Section 12.8 GOVERNING LAW; SUBMISSION TO JURISDICTION.
(a) THIS AGREEMENT, EACH NOTE AND EACH OTHER FINANCING DOCUMENT, AND ALL DISPUTES AND OTHER MATTERS RELATING HERETO OR THERETO OR ARISING THEREFROM (WHETHER SOUNDING IN CONTRACT LAW, TORT LAW OR OTHERWISE), SHALL BE GOVERNED BY, AND SHALL BE CONSTRUED AND ENFORCED IN ACCORDANCE WITH, THE LAWS OF THE STATE OF NEW YORK, WITHOUT REGARD TO CONFLICTS OF LAWS PRINCIPLES.
(b) EACH Credit Party HEREBY CONSENTS TO THE JURISDICTION OF ANY STATE OR FEDERAL COURT LOCATED WITHIN NEW YORK COUNTY AND TO THE JURISDICTION OF THE UNITED STATES DISTRICT COURT FOR THE SOUTHERN DISTRICT OF NEW YORK AND IRREVOCABLY AGREES THAT ALL ACTIONS OR PROCEEDINGS ARISING OUT OF OR RELATING TO THIS AGREEMENT OR THE OTHER FINANCING DOCUMENTS SHALL BE LITIGATED IN SUCH COURTS. EACH Credit Party EXPRESSLY SUBMITS AND CONSENTS TO THE JURISDICTION OF THE AFORESAID COURTS AND WAIVES ANY DEFENSE OF FORUM NON CONVENIENS. EACH Credit Party HEREBY WAIVES PERSONAL SERVICE OF ANY AND ALL PROCESS AND AGREES THAT ALL SUCH SERVICE OF PROCESS MAY BE MADE UPON SUCH Credit Party BY CERTIFIED OR REGISTERED MAIL, RETURN RECEIPT REQUESTED, ADDRESSED TO SUCH Credit Party AT THE ADDRESS SET FORTH IN THIS AGREEMENT AND SERVICE SO MADE SHALL BE COMPLETE TEN DAYS AFTER THE SAME HAS BEEN POSTED.
(c) Each Credit Party, Agent and each Lender agree that each Loan (including those made on the Closing Date) shall be deemed to be made in, and the transactions contemplated hereunder and in any other Financing Document shall be deemed to have been performed in, the State of New York.

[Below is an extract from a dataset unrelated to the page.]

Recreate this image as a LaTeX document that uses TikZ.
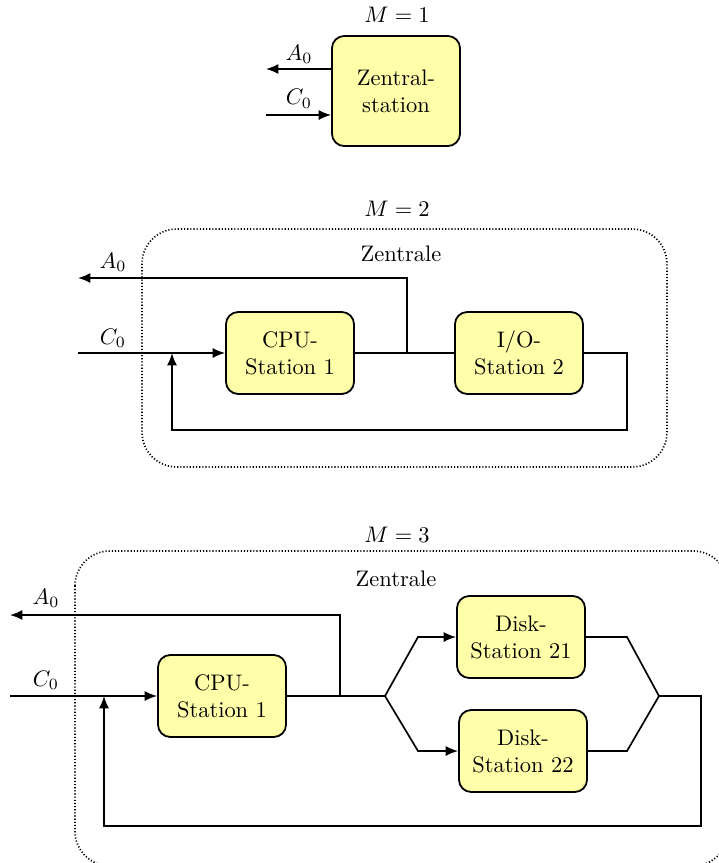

Section 12.9 WAIVER OF JURY TRIAL. EACH OF EACH Credit Party, AGENT AND EACH LENDER HEREBY IRREVOCABLY WAIVES ANY AND ALL RIGHT TO TRIAL BY JURY IN ANY LEGAL ACTION OR PROCEEDING ARISING OUT OF OR RELATING TO THE FINANCING DOCUMENTS OR THE TRANSACTIONS CONTEMPLATED THEREBY AND AGREES THAT ANY SUCH ACTION OR PROCEEDING SHALL BE TRIED BEFORE A COURT AND NOT BEFORE A JURY. EACH Credit Party, AGENT AND EACH LENDER ACKNOWLEDGES THAT THIS WAIVER IS A MATERIAL INDUCEMENT TO ENTER INTO A BUSINESS RELATIONSHIP, THAT EACH HAS RELIED ON THE WAIVER IN ENTERING INTO THIS AGREEMENT AND THE OTHER FINANCING DOCUMENTS, AND THAT EACH WILL CONTINUE TO RELY ON THIS WAIVER IN THEIR RELATED FUTURE DEALINGS. EACH Credit Party, AGENT AND EACH LENDER WARRANTS AND REPRESENTS THAT IT HAS HAD THE OPPORTUNITY OF REVIEWING THIS JURY WAIVER WITH LEGAL COUNSEL, AND THAT IT KNOWINGLY AND VOLUNTARILY WAIVES ITS JURY TRIAL RIGHTS.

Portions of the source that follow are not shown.